The latest stats from Nielsen Online show a significant decline in month-over-month unique visitors to Facebook in the US. Year-over-year traffic growth decelerated from 98% to a much more modest 56%. MySpace also saw a slight decline (from 60.3M to 58.7M).
While this might be worrying to an observer, I'd suggest that this is because the majority of the audience that is likely to have joined Facebook or MySpace already have done so over the last two years... the most rapid growth was always likely to happen soon after social networking and these sites hit critical mass. There just aren't that many new users around except in the younger demographic coming of age. Personally I don't think these slow downs are worth worrying about. The audience size is the important factor from an engagement, advertising, marketing and monetisation perspective - and the size is phenomenal!

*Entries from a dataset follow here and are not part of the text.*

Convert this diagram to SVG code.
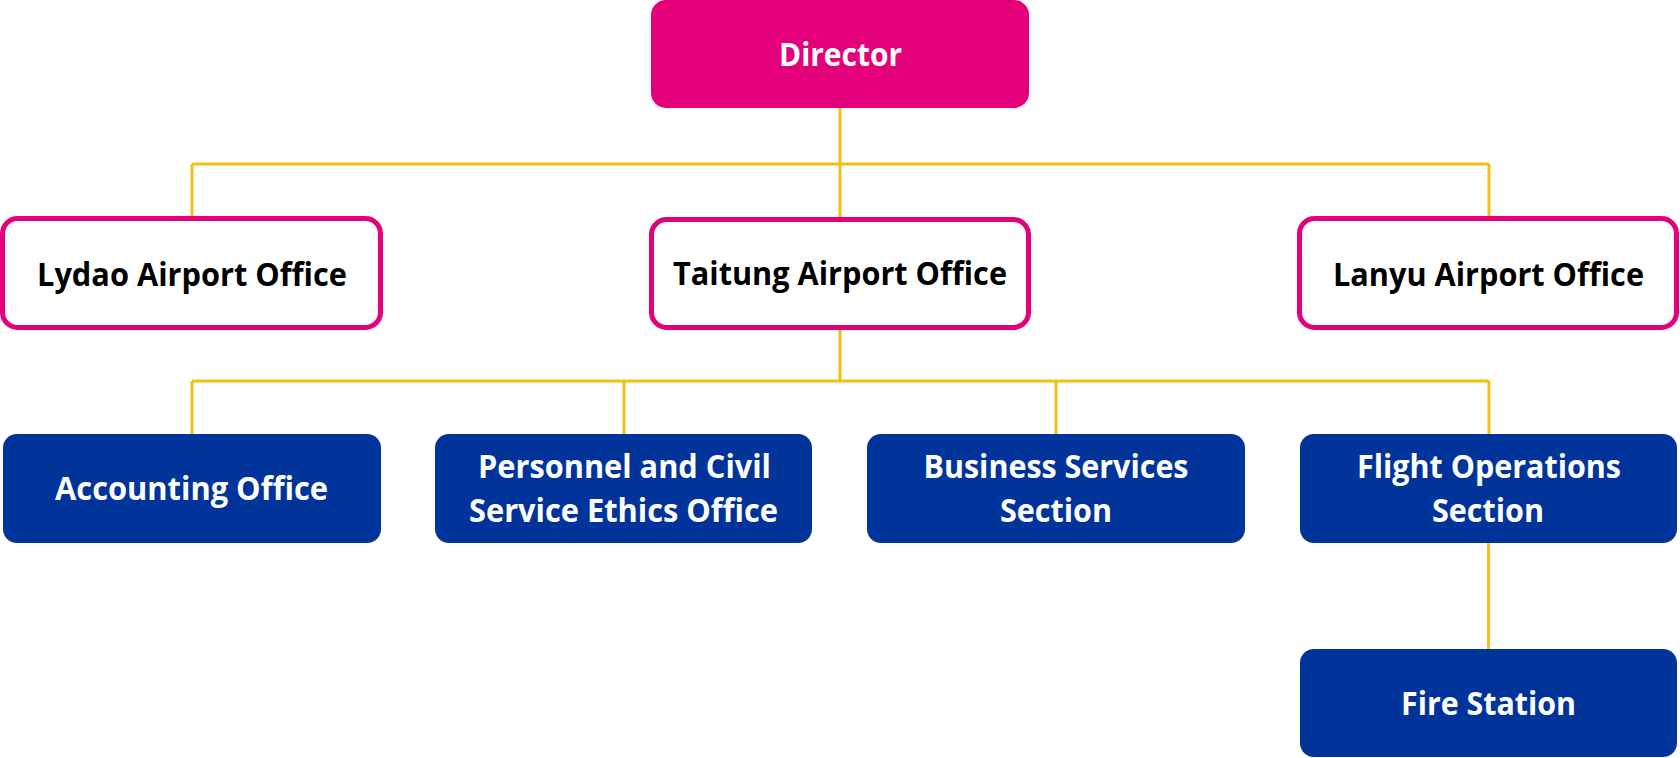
<svg xmlns="http://www.w3.org/2000/svg" width="1680" height="758" viewBox="0 0 1680 758">
<style>
.conn{stroke:#F5BE12;stroke-width:3;fill:none}
.pink{fill:#E4007A}
.outl{fill:#FFFFFF;stroke:#E4007A;stroke-width:5}
.blue{fill:#00349A}
text{font-family:"Open Sans","Liberation Sans",sans-serif;font-weight:bold;font-size:32px;text-anchor:middle}
.w{fill:#FFFFFF}
.k{fill:#000000}
</style>
<rect width="1680" height="758" fill="#FFFFFF"/>
<g id="connectors">
<line class="conn" x1="840" y1="108" x2="840" y2="217"/>
<line class="conn" x1="192" y1="164" x2="1489" y2="164"/>
<line class="conn" x1="192" y1="164" x2="192" y2="216"/>
<line class="conn" x1="1489" y1="164" x2="1489" y2="216"/>
<line class="conn" x1="840" y1="330" x2="840" y2="381"/>
<line class="conn" x1="192" y1="381" x2="1489" y2="381"/>
<line class="conn" x1="192" y1="381" x2="192" y2="434"/>
<line class="conn" x1="624" y1="381" x2="624" y2="434"/>
<line class="conn" x1="1056" y1="381" x2="1056" y2="434"/>
<line class="conn" x1="1489" y1="381" x2="1489" y2="434"/>
<line class="conn" x1="1488.5" y1="543" x2="1488.5" y2="649"/>
</g>
<g id="director">
<rect class="pink" x="651" y="0" width="378" height="108" rx="15"/>
<text class="w" x="840.5" y="66" textLength="123" lengthAdjust="spacingAndGlyphs">Director</text>
</g>
<g id="lydao">
<rect class="outl" x="2.5" y="218.5" width="378" height="109" rx="15"/>
<text class="k" x="192" y="286" textLength="310" lengthAdjust="spacingAndGlyphs">Lydao Airport Office</text>
</g>
<g id="taitung">
<rect class="outl" x="651.5" y="219.5" width="377" height="108" rx="15"/>
<text class="k" x="840" y="285" textLength="334" lengthAdjust="spacingAndGlyphs">Taitung Airport Office</text>
</g>
<g id="lanyu">
<rect class="outl" x="1299.5" y="218.5" width="377" height="109" rx="15"/>
<text class="k" x="1488.5" y="286" textLength="311" lengthAdjust="spacingAndGlyphs">Lanyu Airport Office</text>
</g>
<g id="accounting">
<rect class="blue" x="3" y="434" width="378" height="109" rx="14"/>
<text class="w" x="191.5" y="500" textLength="273" lengthAdjust="spacingAndGlyphs">Accounting Office</text>
</g>
<g id="personnel">
<rect class="blue" x="435" y="434" width="377" height="109" rx="14"/>
<text class="w" x="624.5" y="478" textLength="293" lengthAdjust="spacingAndGlyphs">Personnel and Civil</text>
<text class="w" x="623.5" y="522" textLength="309" lengthAdjust="spacingAndGlyphs">Service Ethics Office</text>
</g>
<g id="business">
<rect class="blue" x="867" y="434" width="378" height="109" rx="14"/>
<text class="w" x="1056" y="478" textLength="265" lengthAdjust="spacingAndGlyphs">Business Services</text>
<text class="w" x="1056" y="522" textLength="112" lengthAdjust="spacingAndGlyphs">Section</text>
</g>
<g id="flightops">
<rect class="blue" x="1300" y="434" width="377" height="109" rx="14"/>
<text class="w" x="1489" y="478" textLength="264" lengthAdjust="spacingAndGlyphs">Flight Operations</text>
<text class="w" x="1488" y="522" textLength="112" lengthAdjust="spacingAndGlyphs">Section</text>
</g>
<g id="firestation">
<rect class="blue" x="1300" y="649" width="377" height="108" rx="14"/>
<text class="w" x="1488.5" y="715" textLength="175" lengthAdjust="spacingAndGlyphs">Fire Station</text>
</g>
</svg>
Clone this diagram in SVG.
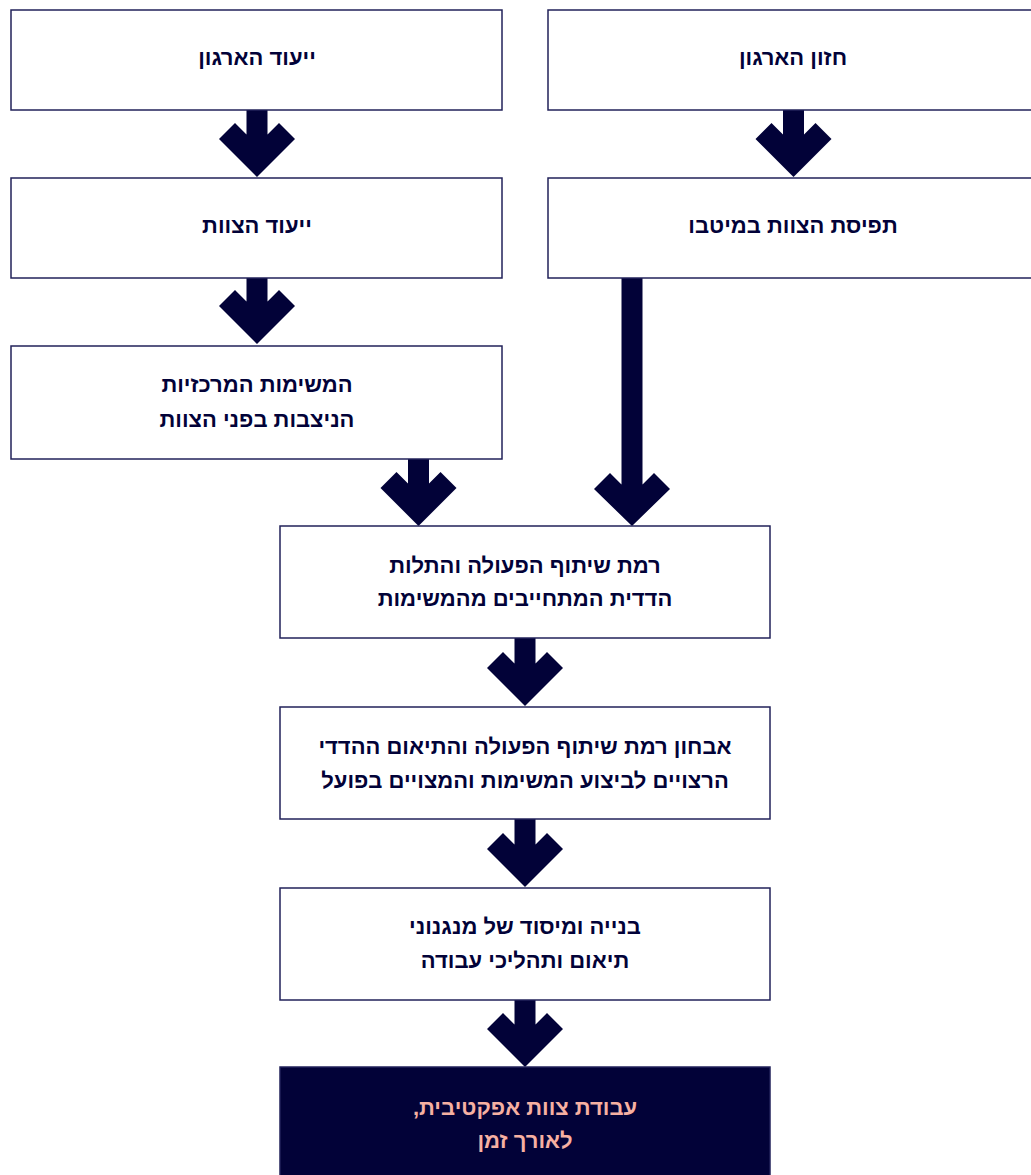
<svg xmlns="http://www.w3.org/2000/svg" width="1031" height="1175" viewBox="0 0 1031 1175">
<style>
.box{fill:#ffffff;stroke:#22225a;stroke-width:1.5}
.dark{fill:#020238;stroke:#22225a;stroke-width:1.5}
.t{font-family:"Liberation Sans","DejaVu Sans",sans-serif;font-weight:bold;font-size:22px;fill:#020238;text-anchor:middle;direction:rtl}
.tp{font-family:"Liberation Sans","DejaVu Sans",sans-serif;font-weight:bold;font-size:22px;fill:#f6b0a2;text-anchor:middle;direction:rtl}
.arr{fill:#020238}
</style>
<rect width="1031" height="1175" fill="#ffffff"/>
<g id="connectors">
<path class="arr" d="M246.5,110 H267.5 V134.5 L279,123 L295,139 L257,177 L219,139 L235,123 L246.5,134.5 Z"/>
<path class="arr" d="M783,110 H804 V134.5 L815.5,123 L831.5,139 L793.5,177 L755.5,139 L771.5,123 L783,134.5 Z"/>
<path class="arr" d="M246.5,278 H267.5 V301.5 L279,290 L295,306 L257,344 L219,306 L235,290 L246.5,301.5 Z"/>
<path class="arr" d="M408,459 H429 V483.5 L440.5,472 L456.5,488 L418.5,526 L380.5,488 L396.5,472 L408,483.5 Z"/>
<path class="arr" d="M621.5,278 H642.5 V484.5 L654,473 L670,489 L632,526 L594,489 L610,473 L621.5,484.5 Z"/>
<path class="arr" d="M514.5,638 H535.5 V663.5 L547,652 L563,668 L525,706 L487,668 L503,652 L514.5,663.5 Z"/>
<path class="arr" d="M514.5,819 H535.5 V844.5 L547,833 L563,849 L525,887 L487,849 L503,833 L514.5,844.5 Z"/>
<path class="arr" d="M514.5,1000 H535.5 V1024.5 L547,1013 L563,1029 L525,1067 L487,1029 L503,1013 L514.5,1024.5 Z"/>
</g>
<g id="n1"><rect class="box" x="11" y="10" width="491" height="100"/><text class="t" x="257" y="65">ייעוד הארגון</text></g>
<g id="n2"><rect class="box" x="548" y="10" width="500" height="100"/><text class="t" x="793" y="65">חזון הארגון</text></g>
<g id="n3"><rect class="box" x="11" y="178" width="491" height="100"/><text class="t" x="257" y="233">ייעוד הצוות</text></g>
<g id="n4"><rect class="box" x="548" y="178" width="500" height="100"/><text class="t" x="793" y="233">תפיסת הצוות במיטבו</text></g>
<g id="n5"><rect class="box" x="11" y="346" width="491" height="113"/><text class="t" x="257" y="392">המשימות המרכזיות</text><text class="t" x="257" y="427">הניצבות בפני הצוות</text></g>
<g id="n6"><rect class="box" x="280" y="526" width="490" height="112"/><text class="t" x="525" y="573">רמת שיתוף הפעולה והתלות</text><text class="t" x="525" y="606">הדדית המתחייבים מהמשימות</text></g>
<g id="n7"><rect class="box" x="280" y="707" width="490" height="112"/><text class="t" x="525" y="754">אבחון רמת שיתוף הפעולה והתיאום ההדדי</text><text class="t" x="525" y="788">הרצויים לביצוע המשימות והמצויים בפועל</text></g>
<g id="n8"><rect class="box" x="280" y="888" width="490" height="112"/><text class="t" x="525" y="934">בנייה ומיסוד של מנגנוני</text><text class="t" x="525" y="968">תיאום ותהליכי עבודה</text></g>
<g id="n9"><rect class="dark" x="280" y="1067" width="490" height="120"/><text class="tp" x="525" y="1115">עבודת צוות אפקטיבית,</text><text class="tp" x="525" y="1148">לאורך זמן</text></g>
</svg>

Last week, eMarketer also lowered their estimates for advertiser spending on social networks worldwide. eMarketer now sees social networking ad spend in 2011 at $3.4 billion, versus the previous estimate of $4.1 billion. Clearly this is supposed to cause business worry, but look at the size of the figures being discussed. So we can't increase the size of the market? Doesn't mean we can't reposition for market share. It's a massive market!
In any event, ad spending on social networks is still projected to outstrip online advertising on the whole by 65% to 23% in 2008; and with the speed of change in the digital space, I really wouldn't put much stock in the projections anyway.